The task ▸ Could you write out every record below exactly, leaving out any pictures?

Supplied information ▸
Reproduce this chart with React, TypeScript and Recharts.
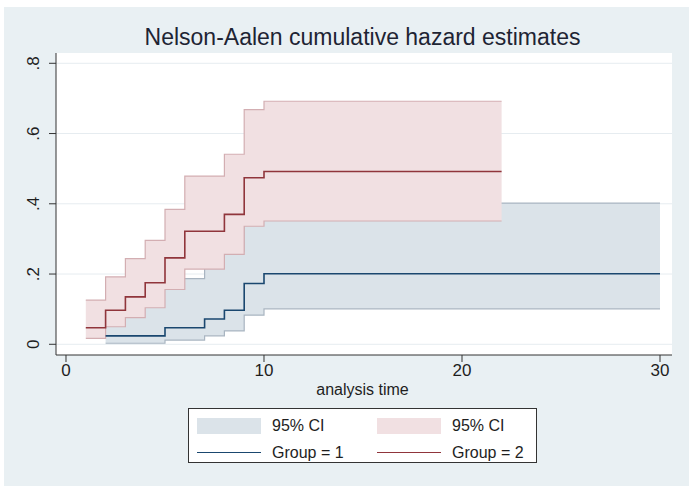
import React from "react";
import {
  ComposedChart,
  Area,
  Line,
  XAxis,
  YAxis,
  CartesianGrid,
} from "recharts";

// group 1 (blue) step points
const times1 = [2, 5, 7, 8, 9, 10, 30];
const est1 = [0.024, 0.047, 0.072, 0.097, 0.173, 0.201, 0.201];
const lo1 = [0.003, 0.012, 0.024, 0.038, 0.083, 0.101, 0.101];
const hi1 = [0.17, 0.187, 0.23, 0.265, 0.36, 0.402, 0.402];

// group 2 (red) step points
const times2 = [1, 2, 3, 4, 5, 6, 8, 9, 10, 22];
const est2 = [0.047, 0.097, 0.135, 0.175, 0.246, 0.322, 0.37, 0.474, 0.492, 0.492];
const lo2 = [0.017, 0.05, 0.076, 0.104, 0.156, 0.214, 0.256, 0.336, 0.351, 0.351];
const hi2 = [0.126, 0.192, 0.244, 0.296, 0.384, 0.479, 0.541, 0.668, 0.692, 0.692];

const xTicks = [0, 10, 20, 30];
const yTicks = [0, 0.2, 0.4, 0.6, 0.8];

const font = "'Liberation Sans', Arial, sans-serif";

const blueLine = "#1a476f";
const redLine = "#90353b";
const blueFill = "#dbe3e9";
const redFill = "#f1e0e2";
const blueEdge = "#a9b5c1";
const redEdge = "#d3aeb2";

const rows1 = times1.map((t, i) => ({ t, est: est1[i], ci: [lo1[i], hi1[i]] }));
const rows2 = times2.map((t, i) => ({ t, est: est2[i], ci: [lo2[i], hi2[i]] }));

const fmtY = (v: number) => (v === 0 ? "0" : String(v.toFixed(1)).replace(/^0/, ""));

const YTick = (props: any) => {
  const { x, y, payload } = props;
  return (
    <text
      x={x}
      y={y}
      transform={`rotate(-90, ${x}, ${y})`}
      textAnchor="middle"
      fontSize={17}
      fontFamily={font}
      fill="#1e1e1e"
    >
      {fmtY(payload.value)}
    </text>
  );
};

const LegendRow = ({ swatch, label }: { swatch: React.ReactNode; label: string }) => (
  <div style={{ display: "flex", alignItems: "center", width: 180 }}>
    {swatch}
    <span style={{ marginLeft: 11 }}>{label}</span>
  </div>
);

const box = (c: string) => <div style={{ width: 64, height: 16, background: c }} />;
const line = (c: string) => (
  <div style={{ width: 64, height: 0, borderTop: `1.5px solid ${c}` }} />
);

export default function App() {
  return (
    <div
      style={{
        position: "absolute",
        left: 0,
        top: 0,
        width: 697,
        height: 494,
        background: "#fff",
        fontFamily: font,
        color: "#1e1e1e",
      }}
    >
      <div
        style={{
          position: "absolute",
          left: 4,
          top: 7,
          width: 685,
          height: 479,
          background: "#e9f0f3",
        }}
      />
      <div
        style={{
          position: "absolute",
          left: 0,
          top: 24,
          width: 725,
          textAlign: "center",
          fontSize: 23,
          color: "#1e2433",
        }}
      >
        Nelson-Aalen cumulative hazard estimates
      </div>
      <div style={{ position: "absolute", left: 0, top: 0 }}>
        <ComposedChart
          width={697}
          height={494}
          margin={{ top: 53, right: 25, bottom: 109, left: 0 }}
        >
          <CartesianGrid
            vertical={false}
            fill="#ffffff"
            stroke="#e6ecf0"
            horizontalValues={yTicks}
          />
          <XAxis
            type="number"
            dataKey="t"
            domain={[-0.505, 30.606]}
            allowDataOverflow
            ticks={xTicks}
            height={30}
            tickSize={7}
            tickMargin={2}
            stroke="#333"
            tick={{ fontSize: 17, fontFamily: font, fill: "#1e1e1e" }}
          />
          <YAxis
            type="number"
            domain={[-0.0305, 0.8293]}
            allowDataOverflow
            ticks={yTicks}
            width={56}
            tickSize={7}
            tickMargin={10}
            stroke="#333"
            tick={<YTick />}
          />
          <Area
            data={rows1}
            dataKey="ci"
            type="stepAfter"
            fill={blueFill}
            fillOpacity={1}
            stroke={blueEdge}
            strokeWidth={1.2}
            isAnimationActive={false}
          />
          <Area
            data={rows2}
            dataKey="ci"
            type="stepAfter"
            fill={redFill}
            fillOpacity={1}
            stroke={redEdge}
            strokeWidth={1.2}
            isAnimationActive={false}
          />
          <Line
            data={rows1}
            dataKey="est"
            type="stepAfter"
            stroke={blueLine}
            strokeWidth={1.6}
            dot={false}
            isAnimationActive={false}
          />
          <Line
            data={rows2}
            dataKey="est"
            type="stepAfter"
            stroke={redLine}
            strokeWidth={1.6}
            dot={false}
            isAnimationActive={false}
          />
        </ComposedChart>
      </div>
      <div
        style={{
          position: "absolute",
          left: 0,
          top: 381,
          width: 725,
          textAlign: "center",
          fontSize: 16,
        }}
      >
        analysis time
      </div>
      <div
        style={{
          position: "absolute",
          left: 188,
          top: 408,
          width: 349,
          height: 55,
          boxSizing: "border-box",
          border: "1px solid #333",
          background: "#fff",
          padding: "7px 0 0 8px",
          fontSize: 16,
          display: "grid",
          gridTemplateColumns: "180px 160px",
          rowGap: 8,
        }}
      >
        <LegendRow swatch={box(blueFill)} label="95% CI" />
        <LegendRow swatch={box(redFill)} label="95% CI" />
        <LegendRow swatch={line(blueLine)} label="Group = 1" />
        <LegendRow swatch={line(redLine)} label="Group = 2" />
      </div>
    </div>
  );
}
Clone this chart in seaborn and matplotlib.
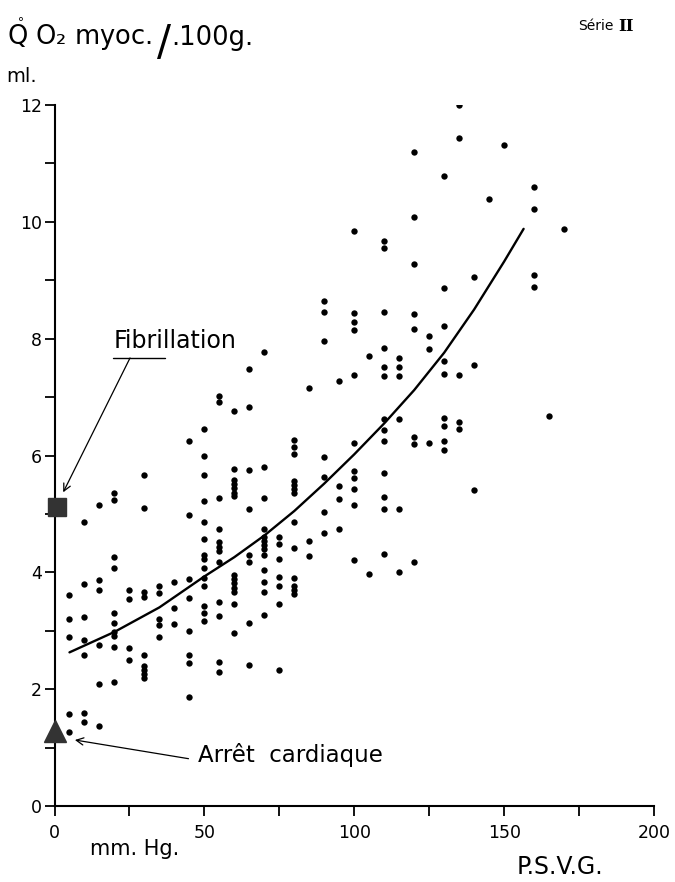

Response to this exercise ▸
Reproduce this chart with React, TypeScript and Recharts.
import React from "react";
import {
  ComposedChart,
  Area,
  Line,
  XAxis,
  YAxis,
  CartesianGrid,
} from "recharts";

// group 1 (blue) step points
const times1 = [2, 5, 7, 8, 9, 10, 30];
const est1 = [0.024, 0.047, 0.072, 0.097, 0.173, 0.201, 0.201];
const lo1 = [0.003, 0.012, 0.024, 0.038, 0.083, 0.101, 0.101];
const hi1 = [0.17, 0.187, 0.23, 0.265, 0.36, 0.402, 0.402];

// group 2 (red) step points
const times2 = [1, 2, 3, 4, 5, 6, 8, 9, 10, 22];
const est2 = [0.047, 0.097, 0.135, 0.175, 0.246, 0.322, 0.37, 0.474, 0.492, 0.492];
const lo2 = [0.017, 0.05, 0.076, 0.104, 0.156, 0.214, 0.256, 0.336, 0.351, 0.351];
const hi2 = [0.126, 0.192, 0.244, 0.296, 0.384, 0.479, 0.541, 0.668, 0.692, 0.692];

const xTicks = [0, 10, 20, 30];
const yTicks = [0, 0.2, 0.4, 0.6, 0.8];

const font = "'Liberation Sans', Arial, sans-serif";

const blueLine = "#1a476f";
const redLine = "#90353b";
const blueFill = "#dbe3e9";
const redFill = "#f1e0e2";
const blueEdge = "#a9b5c1";
const redEdge = "#d3aeb2";

const rows1 = times1.map((t, i) => ({ t, est: est1[i], ci: [lo1[i], hi1[i]] }));
const rows2 = times2.map((t, i) => ({ t, est: est2[i], ci: [lo2[i], hi2[i]] }));

const fmtY = (v: number) => (v === 0 ? "0" : String(v.toFixed(1)).replace(/^0/, ""));

const YTick = (props: any) => {
  const { x, y, payload } = props;
  return (
    <text
      x={x}
      y={y}
      transform={`rotate(-90, ${x}, ${y})`}
      textAnchor="middle"
      fontSize={17}
      fontFamily={font}
      fill="#1e1e1e"
    >
      {fmtY(payload.value)}
    </text>
  );
};

const LegendRow = ({ swatch, label }: { swatch: React.ReactNode; label: string }) => (
  <div style={{ display: "flex", alignItems: "center", width: 180 }}>
    {swatch}
    <span style={{ marginLeft: 11 }}>{label}</span>
  </div>
);

const box = (c: string) => <div style={{ width: 64, height: 16, background: c }} />;
const line = (c: string) => (
  <div style={{ width: 64, height: 0, borderTop: `1.5px solid ${c}` }} />
);

export default function App() {
  return (
    <div
      style={{
        position: "absolute",
        left: 0,
        top: 0,
        width: 697,
        height: 494,
        background: "#fff",
        fontFamily: font,
        color: "#1e1e1e",
      }}
    >
      <div
        style={{
          position: "absolute",
          left: 4,
          top: 7,
          width: 685,
          height: 479,
          background: "#e9f0f3",
        }}
      />
      <div
        style={{
          position: "absolute",
          left: 0,
          top: 24,
          width: 725,
          textAlign: "center",
          fontSize: 23,
          color: "#1e2433",
        }}
      >
        Nelson-Aalen cumulative hazard estimates
      </div>
      <div style={{ position: "absolute", left: 0, top: 0 }}>
        <ComposedChart
          width={697}
          height={494}
          margin={{ top: 53, right: 25, bottom: 109, left: 0 }}
        >
          <CartesianGrid
            vertical={false}
            fill="#ffffff"
            stroke="#e6ecf0"
            horizontalValues={yTicks}
          />
          <XAxis
            type="number"
            dataKey="t"
            domain={[-0.505, 30.606]}
            allowDataOverflow
            ticks={xTicks}
            height={30}
            tickSize={7}
            tickMargin={2}
            stroke="#333"
            tick={{ fontSize: 17, fontFamily: font, fill: "#1e1e1e" }}
          />
          <YAxis
            type="number"
            domain={[-0.0305, 0.8293]}
            allowDataOverflow
            ticks={yTicks}
            width={56}
            tickSize={7}
            tickMargin={10}
            stroke="#333"
            tick={<YTick />}
          />
          <Area
            data={rows1}
            dataKey="ci"
            type="stepAfter"
            fill={blueFill}
            fillOpacity={1}
            stroke={blueEdge}
            strokeWidth={1.2}
            isAnimationActive={false}
          />
          <Area
            data={rows2}
            dataKey="ci"
            type="stepAfter"
            fill={redFill}
            fillOpacity={1}
            stroke={redEdge}
            strokeWidth={1.2}
            isAnimationActive={false}
          />
          <Line
            data={rows1}
            dataKey="est"
            type="stepAfter"
            stroke={blueLine}
            strokeWidth={1.6}
            dot={false}
            isAnimationActive={false}
          />
          <Line
            data={rows2}
            dataKey="est"
            type="stepAfter"
            stroke={redLine}
            strokeWidth={1.6}
            dot={false}
            isAnimationActive={false}
          />
        </ComposedChart>
      </div>
      <div
        style={{
          position: "absolute",
          left: 0,
          top: 381,
          width: 725,
          textAlign: "center",
          fontSize: 16,
        }}
      >
        analysis time
      </div>
      <div
        style={{
          position: "absolute",
          left: 188,
          top: 408,
          width: 349,
          height: 55,
          boxSizing: "border-box",
          border: "1px solid #333",
          background: "#fff",
          padding: "7px 0 0 8px",
          fontSize: 16,
          display: "grid",
          gridTemplateColumns: "180px 160px",
          rowGap: 8,
        }}
      >
        <LegendRow swatch={box(blueFill)} label="95% CI" />
        <LegendRow swatch={box(redFill)} label="95% CI" />
        <LegendRow swatch={line(blueLine)} label="Group = 1" />
        <LegendRow swatch={line(redLine)} label="Group = 2" />
      </div>
    </div>
  );
}
Clone this chart in seaborn and matplotlib.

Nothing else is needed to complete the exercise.